:: MATERIAL TO PROCESS ::

--------

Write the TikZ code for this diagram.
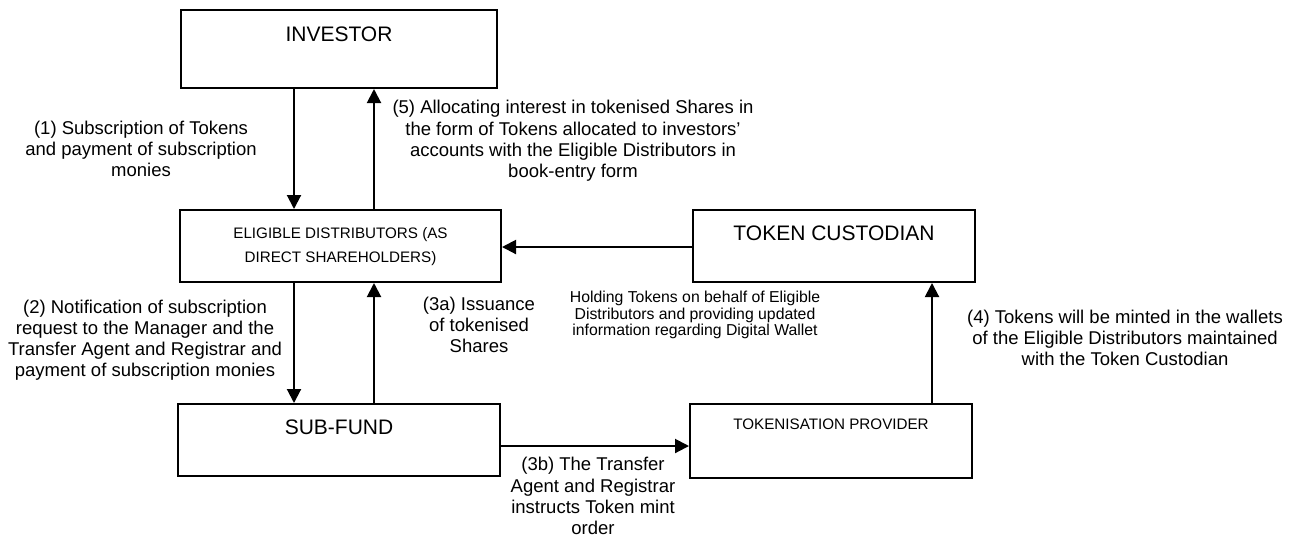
\documentclass[tikz,border=0pt]{standalone}
\usepackage{fontspec}
\setmainfont{Liberation Sans}
\usetikzlibrary{arrows.meta}
\begin{document}
\begin{tikzpicture}[x=0.5pt,y=-0.5pt,
  box/.style={draw,line width=1pt,inner sep=0pt},
  arr/.style={line width=1pt,-{Triangle[length=7pt,width=7pt]}},
  bigtxt/.style={inner sep=0pt,font=\fontsize{10.5pt}{12pt}\selectfont},
  smalltxt/.style={inner sep=0pt,align=center,font=\fontsize{7.6pt}{12pt}\selectfont},
  lbl/.style={inner sep=0pt,align=center,font=\fontsize{9.25pt}{10.6pt}\selectfont},
  note/.style={inner sep=0pt,align=center,font=\fontsize{7.9pt}{8.4pt}\selectfont}]
\useasboundingbox (0,0) rectangle (1304,538);
% boxes
\node[box,minimum width=158pt,minimum height=39pt] (inv) at (339,49) {};
\node[box,minimum width=160.5pt,minimum height=36pt] (elig) at (340.5,246) {};
\node[box,minimum width=141pt,minimum height=36pt] (tc) at (834,246) {};
\node[box,minimum width=161pt,minimum height=36pt] (sf) at (339,440) {};
\node[box,minimum width=141pt,minimum height=37pt] (tp) at (831,441) {};
% box texts
\node[bigtxt] (invt) at (339,34) {INVESTOR};
\node[smalltxt] (eligt) at (340.5,247) {ELIGIBLE DISTRIBUTORS (AS\\DIRECT SHAREHOLDERS)};
\node[bigtxt] (tct) at (834,233) {TOKEN CUSTODIAN};
\node[bigtxt] (sft) at (339,427) {SUB-FUND};
\node[smalltxt] (tpt) at (831,424) {TOKENISATION PROVIDER};
% connector x/y guides
\coordinate (cA) at (294,0);
\coordinate (cB) at (374,0);
\coordinate (cC) at (932,0);
\coordinate (cD) at (0,247);
\coordinate (cE) at (0,446);
% connectors
\draw[arr] (inv.south -| cA) -- (elig.north -| cA);
\draw[arr] (elig.north -| cB) -- (inv.south -| cB);
\draw[arr] (tc.west |- cD) -- (elig.east |- cD);
\draw[arr] (elig.south -| cA) -- (sf.north -| cA);
\draw[arr] (sf.north -| cB) -- (elig.south -| cB);
\draw[arr] (sf.east |- cE) -- (tp.west |- cE);
\draw[arr] (tp.north -| cC) -- (tc.south -| cC);
% labels
\node[lbl] (l1) at (141,149) {(1) Subscription of Tokens\\and payment of subscription\\monies};
\node[lbl] (l5) at (573,141) {(5) Allocating interest in tokenised Shares in\\the form of Tokens allocated to investors’\\accounts with the Eligible Distributors in\\book-entry form};
\node[lbl] (l2) at (145,340) {(2) Notification of subscription\\request to the Manager and the\\Transfer Agent and Registrar and\\payment of subscription monies};
\node[lbl] (l3a) at (479,325) {(3a) Issuance\\of tokenised\\Shares};
\node[note] (lh) at (695,315) {Holding Tokens on behalf of Eligible\\Distributors and providing updated\\information regarding Digital Wallet};
\node[lbl] (l3b) at (593,496) {(3b) The Transfer\\Agent and Registrar\\instructs Token mint\\order};
\node[lbl] (l4) at (1125,338) {(4) Tokens will be minted in the wallets\\of the Eligible Distributors maintained\\with the Token Custodian};
\end{tikzpicture}
\end{document}
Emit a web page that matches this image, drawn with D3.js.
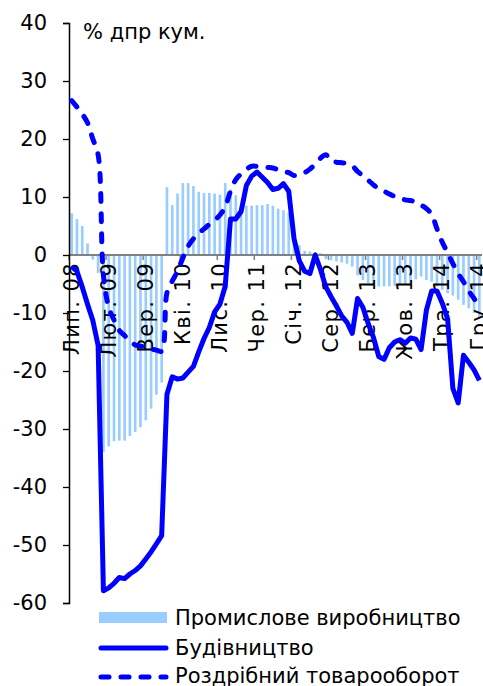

--------

:: DIRECTION ::
Quote every line word for word and keep the images out of the copy.

:: CORRECT ANSWER ::
Write the TikZ code for this diagram.
\documentclass[tikz,border=0pt]{standalone}
\usepackage{fontspec}
\setmainfont{Liberation Sans}
\usetikzlibrary{arrows.meta}
\begin{document}
\begin{tikzpicture}[x=0.5pt,y=-0.5pt,
  box/.style={draw,line width=1pt,inner sep=0pt},
  arr/.style={line width=1pt,-{Triangle[length=7pt,width=7pt]}},
  bigtxt/.style={inner sep=0pt,font=\fontsize{10.5pt}{12pt}\selectfont},
  smalltxt/.style={inner sep=0pt,align=center,font=\fontsize{7.6pt}{12pt}\selectfont},
  lbl/.style={inner sep=0pt,align=center,font=\fontsize{9.25pt}{10.6pt}\selectfont},
  note/.style={inner sep=0pt,align=center,font=\fontsize{7.9pt}{8.4pt}\selectfont}]
\useasboundingbox (0,0) rectangle (1304,538);
% boxes
\node[box,minimum width=158pt,minimum height=39pt] (inv) at (339,49) {};
\node[box,minimum width=160.5pt,minimum height=36pt] (elig) at (340.5,246) {};
\node[box,minimum width=141pt,minimum height=36pt] (tc) at (834,246) {};
\node[box,minimum width=161pt,minimum height=36pt] (sf) at (339,440) {};
\node[box,minimum width=141pt,minimum height=37pt] (tp) at (831,441) {};
% box texts
\node[bigtxt] (invt) at (339,34) {INVESTOR};
\node[smalltxt] (eligt) at (340.5,247) {ELIGIBLE DISTRIBUTORS (AS\\DIRECT SHAREHOLDERS)};
\node[bigtxt] (tct) at (834,233) {TOKEN CUSTODIAN};
\node[bigtxt] (sft) at (339,427) {SUB-FUND};
\node[smalltxt] (tpt) at (831,424) {TOKENISATION PROVIDER};
% connector x/y guides
\coordinate (cA) at (294,0);
\coordinate (cB) at (374,0);
\coordinate (cC) at (932,0);
\coordinate (cD) at (0,247);
\coordinate (cE) at (0,446);
% connectors
\draw[arr] (inv.south -| cA) -- (elig.north -| cA);
\draw[arr] (elig.north -| cB) -- (inv.south -| cB);
\draw[arr] (tc.west |- cD) -- (elig.east |- cD);
\draw[arr] (elig.south -| cA) -- (sf.north -| cA);
\draw[arr] (sf.north -| cB) -- (elig.south -| cB);
\draw[arr] (sf.east |- cE) -- (tp.west |- cE);
\draw[arr] (tp.north -| cC) -- (tc.south -| cC);
% labels
\node[lbl] (l1) at (141,149) {(1) Subscription of Tokens\\and payment of subscription\\monies};
\node[lbl] (l5) at (573,141) {(5) Allocating interest in tokenised Shares in\\the form of Tokens allocated to investors’\\accounts with the Eligible Distributors in\\book-entry form};
\node[lbl] (l2) at (145,340) {(2) Notification of subscription\\request to the Manager and the\\Transfer Agent and Registrar and\\payment of subscription monies};
\node[lbl] (l3a) at (479,325) {(3a) Issuance\\of tokenised\\Shares};
\node[note] (lh) at (695,315) {Holding Tokens on behalf of Eligible\\Distributors and providing updated\\information regarding Digital Wallet};
\node[lbl] (l3b) at (593,496) {(3b) The Transfer\\Agent and Registrar\\instructs Token mint\\order};
\node[lbl] (l4) at (1125,338) {(4) Tokens will be minted in the wallets\\of the Eligible Distributors maintained\\with the Token Custodian};
\end{tikzpicture}
\end{document}
Emit a web page that matches this image, drawn with D3.js.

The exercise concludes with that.